Al volver, ya con la mente clara, me dispuse a comentar la noticia de mi viaje sin fecha de regreso a una docente que respeto mucho y que con mucho cariño llamo “Niye”, ella reacciono de una manera que me conmovió demasiado. Le genero gran tristeza mi partida, a pesar del poco tiempo de compartir con ella.

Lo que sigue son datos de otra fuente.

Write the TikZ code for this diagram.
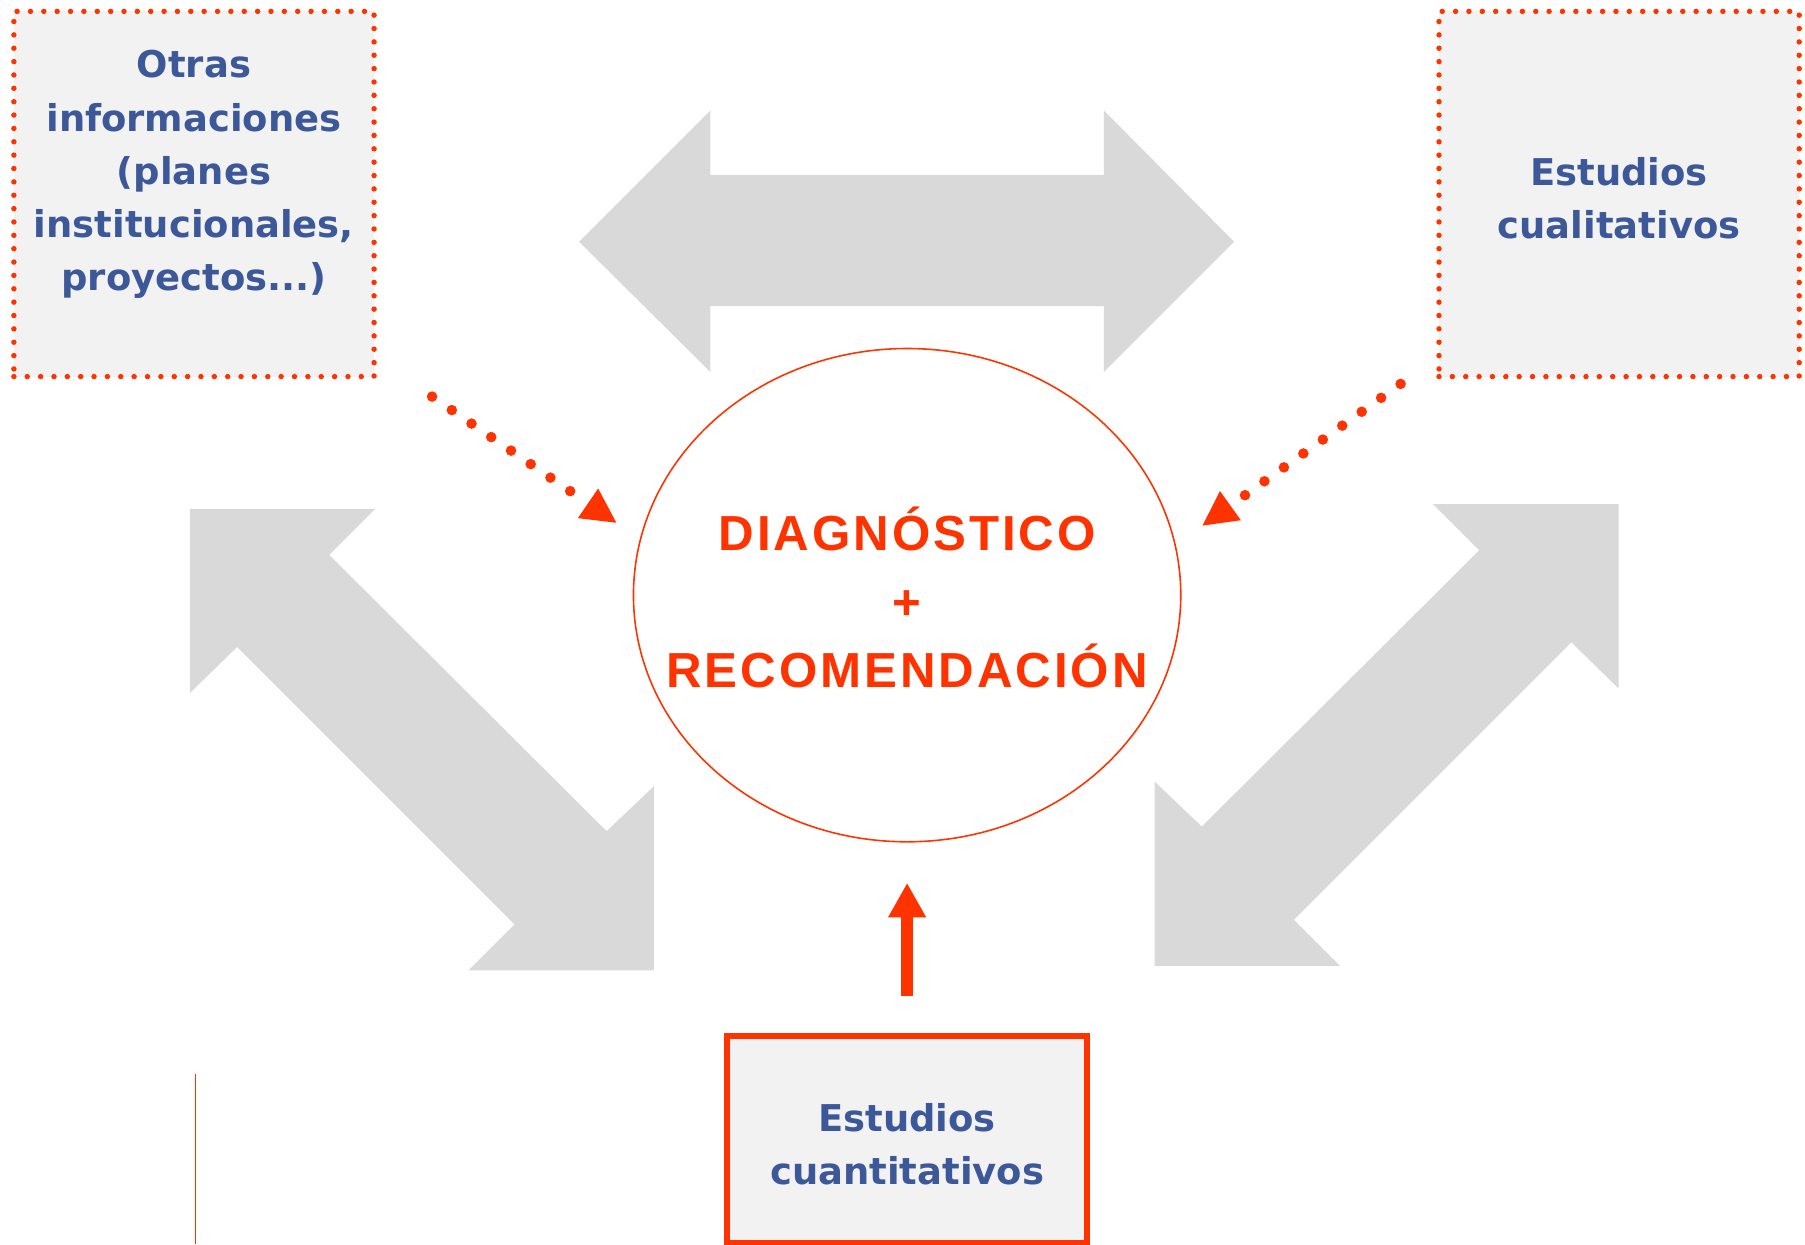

Pocos días después compartí esta tragedia con mis compañeros de estudio, mis amigos y mis docentes, todas esas personas que se ganaron mi aprecio, en especial los miembros del grupo de migrantes que me acogió con gran calidez “Migrantes Voces Sin Fronteras”, esta noticia cayo como un balde de agua fría, pero en medio de la triste había alegría, ya que uno de nosotros iba a volver a su patria Venezuela.

 

El día que me retiré del colegio,  “Migrantes Voces Sin Fronteras” incluyendo a Niye, me organizaron una despedida hermosa, me hicieron sentir apreciado, me dieron a entender que pase lo que pase, me seguirán considerando y queriendo como un amigo y esta vez acepte este titulo, en ese momento supe que si lo merecía. Pues no importa donde este siempre seré uno de ellos, verdaderamente los llevo en mi corazón.

 

En un momento tuve miedo, sí. Miedo de perder lo que apenas estaba empezando a florecer. Pero también entendí que no importaba a dónde fuera, porque lo que realmente vale lo llevo en el corazón: mi fe, el amor que le pongo a lo que hago y le comparto a todos a mi alrededor, las risas compartidas con mis amigos, y esa amiga crespa que, sin saberlo, me salvó más de una vez del naufragio emocional.

 

Hoy se que volver no significa retroceder, y que irse no significa renunciar ni perder. A veces el alma necesita esperar a que Dios la sane, y otras veces solo necesita quedarse quieta para darse cuenta de que lo tiene. Yo todavía no tengo certeza si regresare a Venezuela de forma definitiva, o si luego volvería, pero algo que si es que ya no tengo tanto miedo, de sentir, de amar, ni de construir. Pues sabemos que todas estas cosas pasaran y también terminaran tarde o temprano, la idea es disfrutarlas mientras podamos.

 

Ahora camino con fe, una forjada con lagrimas, despedidas y abrazos, ando con certeza de que Dios no deja desamparados a sus hijos. El habita en un corazón dispuesto. Mientras tanto seguiré escribiendo, esta historia que apenas esta empezando. Viviré dispuesto a servir a Dios ayudando en todo lo que pueda, con todo lo que pueda, y a todos lo que necesiten de esa ayuda.